You could say the candle caused the room to gleam:

To emit a gleam; flash or glow

with the noun gleam defined as:

A steady but subdued shining; a glow

You could also use the verb kindle:

To cause to glow; light up: The sunset kindled the skies.

These both seem to convey the slight rise in light and not complete illumination you desire.


Soften/ed,” when used with the notions of light and visibility, is usually associated with

“[mak[ing] (something) [in the usual case, the brighter/whiter extreme of visibility]) less severe, harsh, extreme, etc.].”
(i.e., the light of the room [was] softened = the room became less bright or darker)

However, the “(something)” being rendered “less severe, harsh, extreme, etc” in M-W’s definition could also be ...

“darkness,” the other extreme of visibility.
(i.e., the darkness of the room [was] softened = the room became less dark or brighter)

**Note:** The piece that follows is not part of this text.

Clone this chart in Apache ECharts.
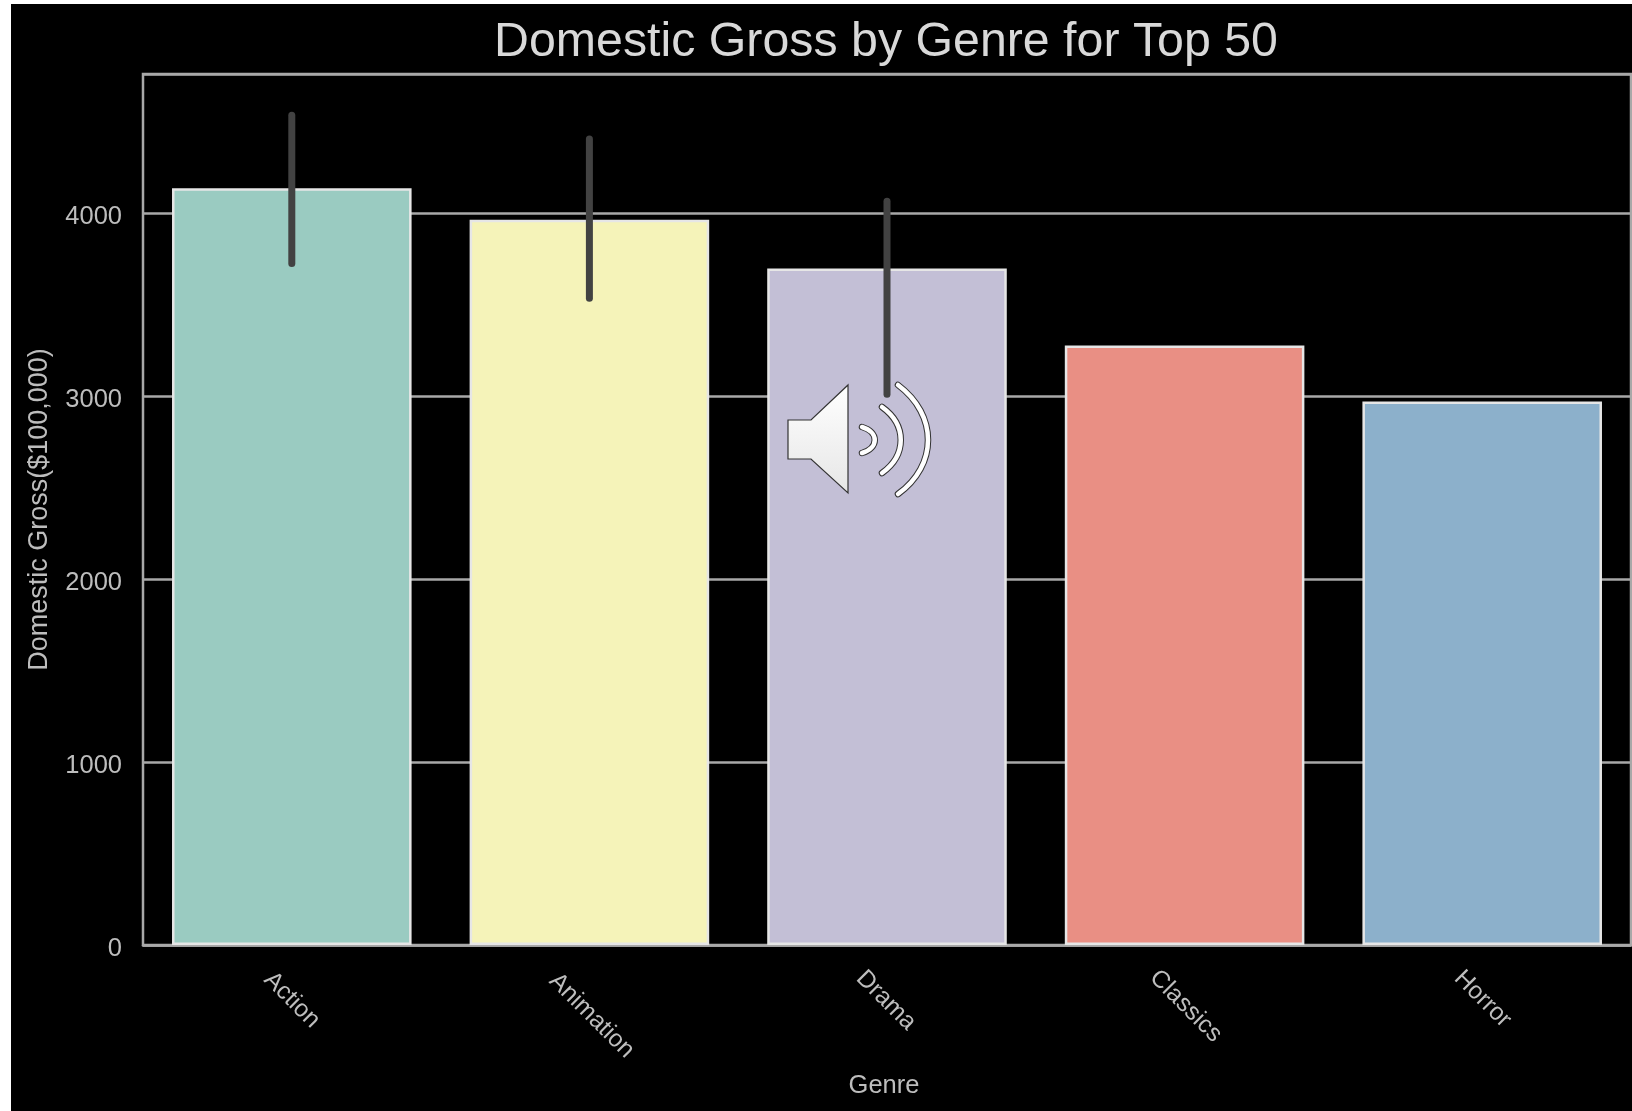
<!DOCTYPE html>
<html>
<head>
<meta charset="utf-8">
<style>
html,body{margin:0;padding:0;background:#fff;width:1632px;height:1111px;overflow:hidden}
#bg{position:absolute;left:11px;top:4px;width:1621px;height:1107px;background:#000}
#c{position:absolute;left:0;top:0;width:1632px;height:1111px;filter:blur(0.7px)}
</style>
<script src="https://cdn.jsdelivr.net/npm/echarts@6/dist/echarts.min.js"></script>
</head>
<body>
<div id="bg"></div>
<div id="c"></div>
<script>
const categories = ['Action','Animation','Drama','Classics','Horror'];
const grossValues = [4135,3964,3697,3276,2970];
const errLow = [3725,3535,3010];
const errHigh = [4535,4405,4065];
const barColors = ['#9acbc1','#f5f3b9','#c3bfd6','#e98f84','#8cb0cb'];
const labelPadLeft = [3,28,2,13,2];
const labelLineHeight = [3,22,5,10,1];
const FONT = '"Liberation Sans", Arial, sans-serif';

const arc = (a,color,w,z) => ({
  type:'bezierCurve', silent:true, z:z,
  shape:{x1:a[0],y1:a[1],cpx1:a[2],cpy1:a[3],cpx2:a[4],cpy2:a[5],x2:a[6],y2:a[7]},
  style:{stroke:color,lineWidth:w,lineCap:'round',fill:null}
});
const arcs = [[862,427,879,432,879,448,862,453],[882,407,907,425,907,455,882,473],[898,385,938,415,938,465,898,494]];
const speaker = [
  {type:'polygon',silent:true,z:100,
   shape:{points:[[788,420],[811,420],[848,385],[848,493],[811,459],[788,459]]},
   style:{stroke:'#333',lineWidth:1.2,
     fill:{type:'linear',x:0,y:0,x2:0,y2:1,colorStops:[{offset:0,color:'#ffffff'},{offset:1,color:'#e6e6e6'}]}}}
];
arcs.forEach(a => speaker.push(arc(a,'#333',6.5,100)));
arcs.forEach(a => speaker.push(arc(a,'#fff',4.5,101)));

const chart = echarts.init(document.getElementById('c'),null,{renderer:'canvas'});
chart.setOption({
  backgroundColor:'transparent',
  animation:false,
  title:{text:'Domestic Gross by Genre for Top 50',left:881,top:14,textAlign:'center',
    textStyle:{color:'#d9d9d9',fontSize:48.3,fontWeight:'normal',fontFamily:FONT}},
  grid:{left:143,top:74,right:1,bottom:166,outerBoundsMode:'none',show:true,borderColor:'#a8a8a8',borderWidth:2.5,backgroundColor:'transparent'},
  xAxis:{type:'category',
    data:categories.map((c,i)=>({value:c,textStyle:{align:'center',verticalAlign:'top',lineHeight:labelLineHeight[i],padding:[0,0,0,labelPadLeft[i]]}})),
    axisTick:{show:false},
    axisLine:{show:true,lineStyle:{color:'#a8a8a8',width:2.5}},
    axisLabel:{interval:0,rotate:-45,margin:53,
      color:'#bdbdbd',fontSize:24.5,fontFamily:FONT},
    name:'Genre',nameLocation:'middle',nameGap:128,
    nameTextStyle:{color:'#bdbdbd',fontSize:25.5,fontFamily:FONT,padding:[0,6,0,0]}},
  yAxis:{type:'value',min:0,max:4760,interval:1000,
    axisLine:{show:false},axisTick:{show:false},
    splitLine:{show:true,lineStyle:{color:'#a8a8a8',width:2.5}},
    axisLabel:{margin:21,color:'#bdbdbd',fontSize:25.5,fontFamily:FONT,showMaxLabel:false,formatter:v=>String(v),verticalAlign:'top',lineHeight:8},
    name:'Domestic Gross($100,000)',nameLocation:'middle',nameGap:90,
    nameTextStyle:{color:'#bdbdbd',fontSize:27,fontFamily:FONT}},
  series:[
    {type:'bar',barWidth:'80.5%',z:3,
     data:grossValues.map((v,i)=>({value:v,itemStyle:{color:barColors[i],borderColor:'#e6e6e6',borderWidth:2.5}}))},
    {type:'custom',z:5,silent:true,
     data:errLow.map((l,i)=>[i,l,errHigh[i]]),
     encode:{x:0,y:[1,2]},
     renderItem:(params,api)=>{
       const a=api.coord([api.value(0),api.value(1)]);
       const b=api.coord([api.value(0),api.value(2)]);
       return {type:'line',shape:{x1:a[0],y1:a[1],x2:b[0],y2:b[1]},
         style:{stroke:'#424242',lineWidth:7,lineCap:'round'}};
     }}
  ],
  graphic:{elements:speaker}
});
</script>
</body>
</html>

Three nice (imo) examples of this use of “softened” with “darkness” (to mean less dark or brighter) found in “Google Books” include (with emphasis added):

The darkness softened as dawn came sifting through the canopy of trees.
(from ‘The Changeling Garden’ by Winifred Elze);

The darkness softened as my eyes adjusted to it, … .
(from ‘Alchemystic’by Anton Strout); and

The candle on the desk went out, and suddenly the room was engulfed in shadow, the darkness softened only by firelight.
(from ‘Lucy's Christmas Angel’ by Sandra Heath)

  • 1
    Thanks, I like the phrase "softening darkness" a lot. I'll definitely consider using that.
    – L Fischer
    Commented Dec 20, 2015 at 19:04

The best word I can think of for the concept is glim. I'm not sure how you would use it. "The candle cast a glimmer of light into the room, just enough to make out the ..." "He saw the object by the glim of the candle." You could be playful and make up "glimmened" but that might be going too far.

Or you could use reversals and talk about "dispelling the gloom". Gloom and glim are almost antonyms.


The word, CHIAROSCURO may be tried which holds the idea of light and shade/ clear and obscure together.

TWILIGHT and DUSKINESS may also be plausible alternatives for faintly lit.